3. The Commissioners at a meeting of 23rd February 1934 decided by majority acting under Section 129 (b), Bengal Municipal Act that with regard to the tenanted lands, the ownership of a Mukarari raiyati or an occupancy raiyati or an under-raiyati with occupancy right for Mukarari right to be taken as a deciding test of ownership. These plaintiffs are affected by the decision as they are holders of land with occupancy rights. The first question is whether the meeting of 23rd February was a lawful meeting. It is urged that there was no proper notice served on the Commissioners for the meeting of that day. That, however, as the learned Subordinate Judge pointed out, is of no importance, for all the Commissioners without exception attended the meeting of 23rd. The question of no notice, therefore, is immaterial. They all having attended the meeting, the resolution was discussed and passed by a majority and at a subsequent meeting it was duly confirmed. It cannot therefore be held that the meeting was ultra vires or illegal. The main question urged by the learned advocate for the plaintiffs-appellants is that the test of ownership which the Commissioners resolved upon is ultra vires. An 'owner' is defined in Section 3 (38) of the Act. According to that Act:
'Owner' includes the person for the time being receiving the rent of any land or building or any part of any land or building whether on his own account or as agent or trustee for any person or society or for any religious or charitable purpose, or as a receiver, or who would so receive such rent if the land, building or part thereof let to a tenant.

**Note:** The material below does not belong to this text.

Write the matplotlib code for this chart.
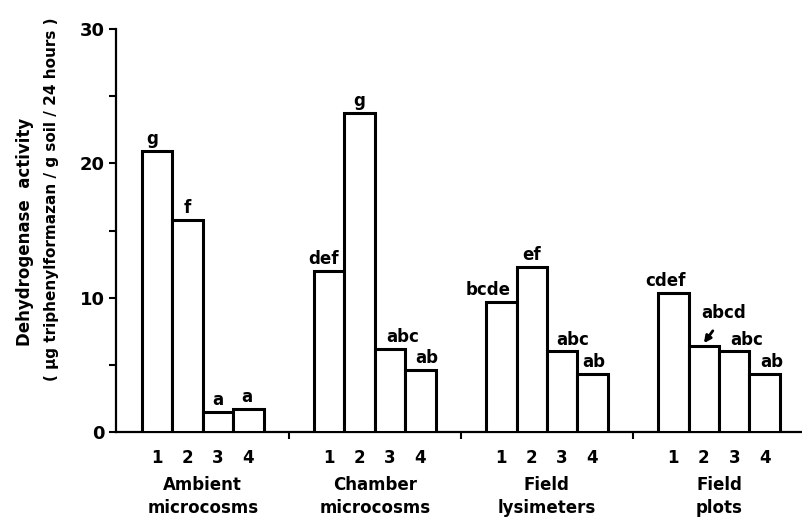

4. The lands of the plaintiffs do not contain any building. They are purely agricultural lands used for the purpose of growing paddy and other crops. It is urged on their behalf that as they are not the persons receiving rent, they cannot be owners within the meaning of the definition. In support of this contention a decision of the Patna High Court in Harihar Prosad v. Municipal Commissioners Arrah 1934 Pat 357, was cited. In that case the Commissioners of Arrah Municipality had decided under the corresponding section of the Bihar and Orissa Municipal Act 1922 that as regards the agricultural lands the landlords who received rent for those lands would be considered the owners and not occupiers who occupied such lands. Against that decision of the Commissioners the landlord filed an appeal to the High Court and failed. It is to be noted that Section 129, Bengal Municipal Act leaves the decision of the matter to the Commissioners themselves and not to the Court. It may be stated that the definition of 'owner' is not exhaustive. It began with 'owner includes etc.' But there may be 'owner' other than what is stated in the definition. An owner may be a person who actually occupies the land. It depends upon the circumstances of each case. In the present case the plaintiffs are the occupancy raiyats holding agricultural lands within the Municipality. They receive rent from nobody. They pay rent to the Raja of Mohisadal and other landlords. The term 'owner' may be applied both to the holder of the occupancy right in the land and to his landlord as will appear clear when such a piece of land is acquired under the Land Acquisition Act. Both the landlord and the occupancy holders have right of ownership to the land and the extent of their right is considered by a Land Acquisition Officer in case of acquisition. In the Municipal Act it is left to the discretion of the Commissioners to determine which, of the two shall be taken to be the owner. In this case of Arrah Municipality the Commissioner thought it right to take the landlords to be the owner. The Commissioners of the Tamluk Municipality thought fit to decide that the owners of the occupancy right shall be considered to be the owners within the Municipality. It cannot be said that they have exceeded their right. The right is given to them absolutely under Section 129 (b), Bengal Municipal Act (1932) which states:
The Commissioners at a meeting shall determine what class of ownership shall be accepted as the test for determining whether lands within a Municipality are held under one title or agreement.
5. As to the case of each one of the plaint tiffs, the learned Subordinate Judge was right in stating that when each of them is assessed by the Commissioners, it is open to him to make objection to the said assessment and the Commissioner will then appoint an objection Committee whose duty will be to adjudicate each case upon its merits. As to the general proposition, in my opinion, the Municipal Commissioners were within their right in deciding the matter according to their judgment under Section 129, Bengal Municipal Act. The appeal is dismissed. Parties will bear their own costs in this appeal. Leave to appeal under Section 15, Letters Patent is refused. The cross-objection is not pressed and is, therefore, dismissed with costs.